Parmi tant d’épreuves, rien ne fut plus pénible, pour la mère et pour l’ancienne régente, que de voir sa belle-fille, la reine Anne d’Autriche, prendre partout le pas sur elle, entrer la première en carrosse, et la recevoir du haut du perron, sans aller au-devant d’elle. Probablement, on avait fait la leçon à la jeune Reine. On tenait à ce que Marie de Médicis comprît que le temps de la régence était passé. L’autre avait, d’ailleurs, assez de morgue espagnole pour agir d’elle-même. En outre, dans le ménage royal, un grand changement venait de se produire. Le Roi, excité par Luynes, avait enfin dompté une sorte de timidité farouche qui l’avait arrêté jusque-là au bord du lit conjugal. La Reine, nubile depuis peu de temps, fière de sa jeunesse, de son éclatante beauté, de cette gloire qui vient à la femme de la première possession, étalait son triomphe récent et éphémère, aux yeux d’une belle-mère chagrine que l’âge, la politique et la volonté de son fils rejetaient au second plan.

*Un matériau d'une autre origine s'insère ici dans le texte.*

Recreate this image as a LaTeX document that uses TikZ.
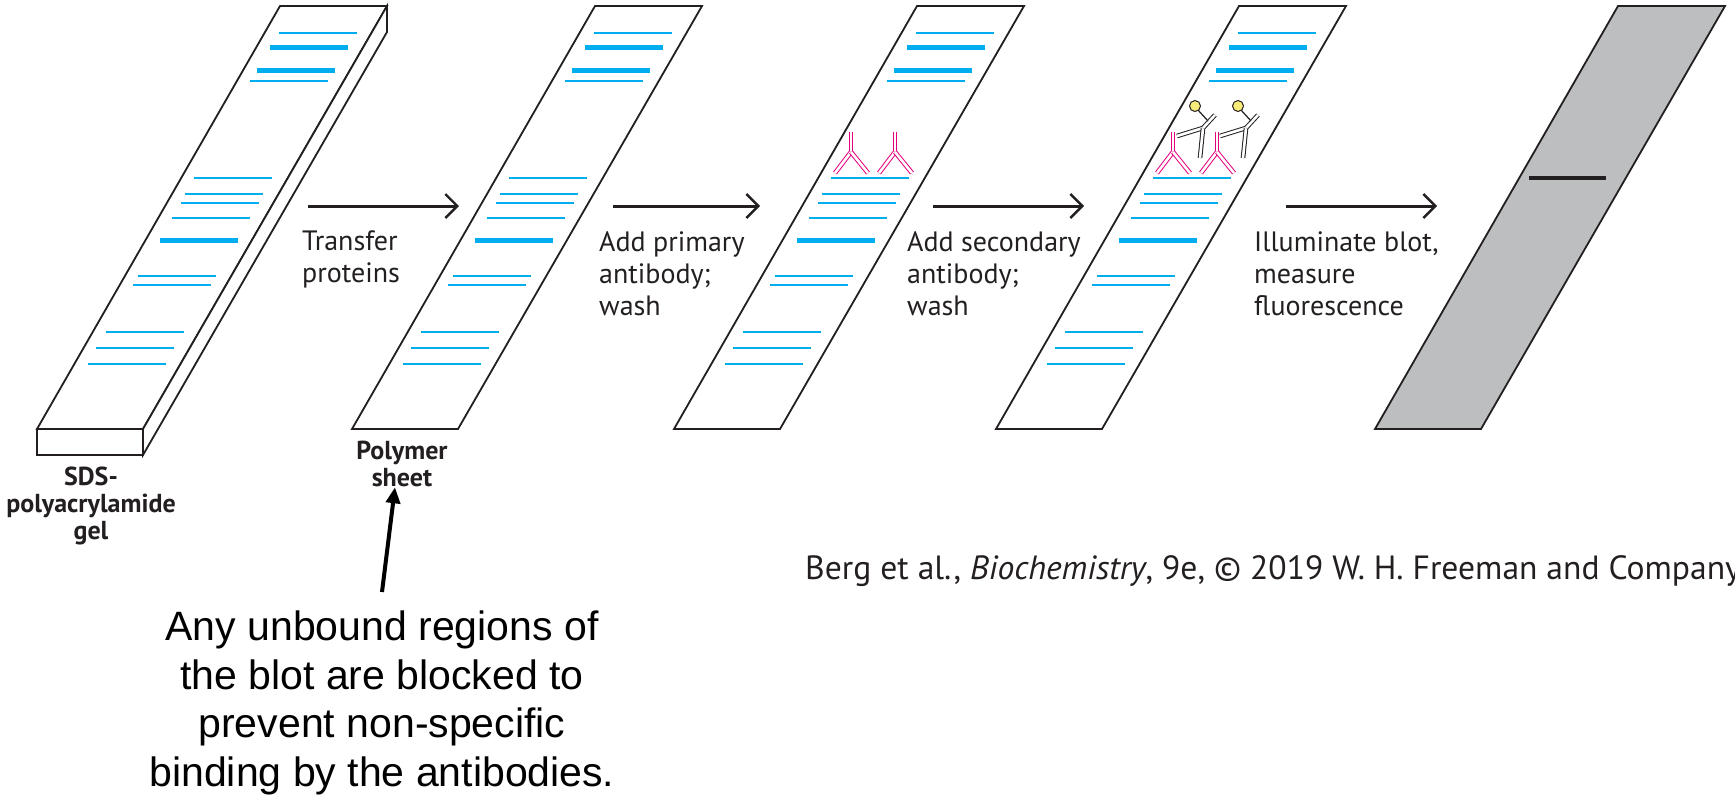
\documentclass[tikz,border=0pt]{standalone}
\usepackage{fontspec}
\setmainfont{PT Sans}
\newfontfamily\ari{Liberation Sans}
\usetikzlibrary{arrows.meta}
\definecolor{band}{HTML}{00AEEF}
\definecolor{pinkab}{HTML}{E6007E}
\definecolor{yel}{HTML}{F7EC7A}
\definecolor{blotgray}{HTML}{BCBEC0}
\definecolor{edge}{HTML}{231F20}
\tikzset{
  sheetbox/.style={draw=edge,line width=1.8pt,line join=miter},
  thinband/.style={draw=band,line width=2pt},
  thickband/.style={draw=band,line width=5pt},
  steparrow/.style={draw=edge,line width=3pt,-{Straight Barb[length=12pt,width=24pt,line width=2.4pt]}},
  steptext/.style={inner sep=0pt,anchor=north west,align=left,font=\fontsize{28}{32}\selectfont,text=edge},
  labeltext/.style={inner sep=0pt,anchor=north,align=center,font=\fontsize{26}{27}\selectfont\bfseries,text=edge},
  pinkab/.style={draw=pinkab,double=white,line width=1pt,double distance=2.6pt},
  secab/.style={draw=edge,double=white,line width=1pt,double distance=2.6pt},
}
\newcommand{\bandset}{%
  \foreach \bx/\by in {279/33,250/81,194/178,185/194,181/203,172/218,138/276,133/285,106/332,96/348,88/364}
    {\draw[thinband] (\bx,\by) -- ++(78,0);}
  \foreach \bx/\by in {270/47,257/70,160/240}
    {\draw[thickband] (\bx,\by) -- ++(78,0);}
}
\newcommand{\primaryabs}{%
  \foreach \dx in {0,44}{
    \begin{scope}[xshift=\dx]
      \draw[pinkab] (1173,132) -- (1173,152);
      \draw[pinkab] (1173,152) -- (1157,173);
      \draw[pinkab] (1173,152) -- (1190,173);
    \end{scope}}
}
\newcommand{\secondaryabs}{%
  \foreach \dx in {0,43}{
    \begin{scope}[xshift=\dx]
      \draw[secab] (1203,128) -- (1177,136);
      \draw[secab] (1203,128) -- (1200,158);
      \draw[secab] (1203,128) -- (1215,115);
      \draw[edge,line width=1.2pt] (1198,110) -- (1208,121);
      \draw[edge,line width=1pt,fill=yel] (1195,106) circle (5.5);
    \end{scope}}
}
\begin{document}
\begin{tikzpicture}[x=1pt,y=-1pt]
\useasboundingbox (0,0) rectangle (1735,796);
% gel
\draw[sheetbox,fill=white] (280,6) -- (387,6) -- (143,429) -- (37,429) -- cycle;
\draw[sheetbox,fill=white] (37,429) rectangle (143,455);
\draw[sheetbox,fill=white] (387,6) -- (387,32) -- (143,455) -- (143,429) -- cycle;
\bandset
% sheets 2-4
\foreach \s in {315,637,959}{
  \begin{scope}[xshift=\s]
    \draw[sheetbox,fill=white] (280,6) -- (387,6) -- (143,429) -- (37,429) -- cycle;
    \bandset
  \end{scope}}
\begin{scope}[xshift=-322]\primaryabs\end{scope}
\primaryabs
\secondaryabs
% gray blot
\draw[sheetbox,fill=blotgray] (1618,6) -- (1725,6) -- (1481,429) -- (1375,429) -- cycle;
\draw[edge,line width=4pt] (1529,178) -- (1606,178);
% step arrows and texts
\coordinate (a1s) at (308,206); \coordinate (a1e) at (459,206);
\coordinate (a2s) at (613,206); \coordinate (a2e) at (760,206);
\coordinate (a3s) at (933,206); \coordinate (a3e) at (1084,206);
\coordinate (a4s) at (1286,206); \coordinate (a4e) at (1437,206);
\draw[steparrow] (a1s) -- (a1e);
\draw[steparrow] (a2s) -- (a2e);
\draw[steparrow] (a3s) -- (a3e);
\draw[steparrow] (a4s) -- (a4e);
\node[steptext] (t1) at (302,231) {Transfer\\proteins};
\node[steptext] (t2) at (599,231) {Add primary\\antibody;\\wash};
\node[steptext] (t3) at (907,231) {Add secondary\\antibody;\\wash};
\node[steptext] (t4) at (1254,231) {Illuminate blot,\\measure\\fluorescence};
% labels
\node[labeltext] (gel) at (91,467) {SDS-\\polyacrylamide\\gel};
\node[labeltext] (poly) at (402,441) {Polymer\\sheet};
% note
\node[inner sep=0pt,anchor=north,align=center,font=\ari\fontsize{41}{48.5}\selectfont] (note) at (382,611)
  {Any unbound regions of\\the blot are blocked to\\prevent non-specific\\binding by the antibodies.};
\coordinate (ns) at (382,592);
\draw[black,line width=4pt,-{Triangle[length=16pt,width=14pt]}] (ns) -- (poly.south -| 395,0);
% citation
\node[inner sep=0pt,anchor=base west,font=\fontsize{33.6}{36}\selectfont,text=edge] (cite) at (805,579)
  {Berg et al., \textit{Biochemistry}, 9e, © 2019 W. H. Freeman and Company};
\end{tikzpicture}
\end{document}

Richelieu, non plus, n’était pas satisfait. Les promesses qu’on lui avait faites se dissipaient peu à peu parmi les caquetages et les sourires. La Cour, nombreuse et animée, avait toujours le visage et les ambitions tournés vers le favori du jour. Celui-ci louvoyait, nageait entre deux eaux, caressait tout le monde et n’était, avec personne, plus aimable qu’avec ses adversaires. Ces allures exaspéraient l’exigeant et rigoureux prélat : « Jamais personne ne fut trompeur au degré de M. de Luynes ; sa bouche ne s’ouvrait jamais à faire quelque promesse que sa volonté ne fût résolue à ne la pas observer et que son esprit ne méditât les moyens de n’en rien faire. Au temps même des protestations de fidélité et de service qu’il faisait à la Reine, la délivrance de Monsieur le Prince était sur le tapis secret. »

La délivrance de M. le Prince était pour l’évêque de Luçon un coup sensible. Il avait été un des conseillers de l’arrestation.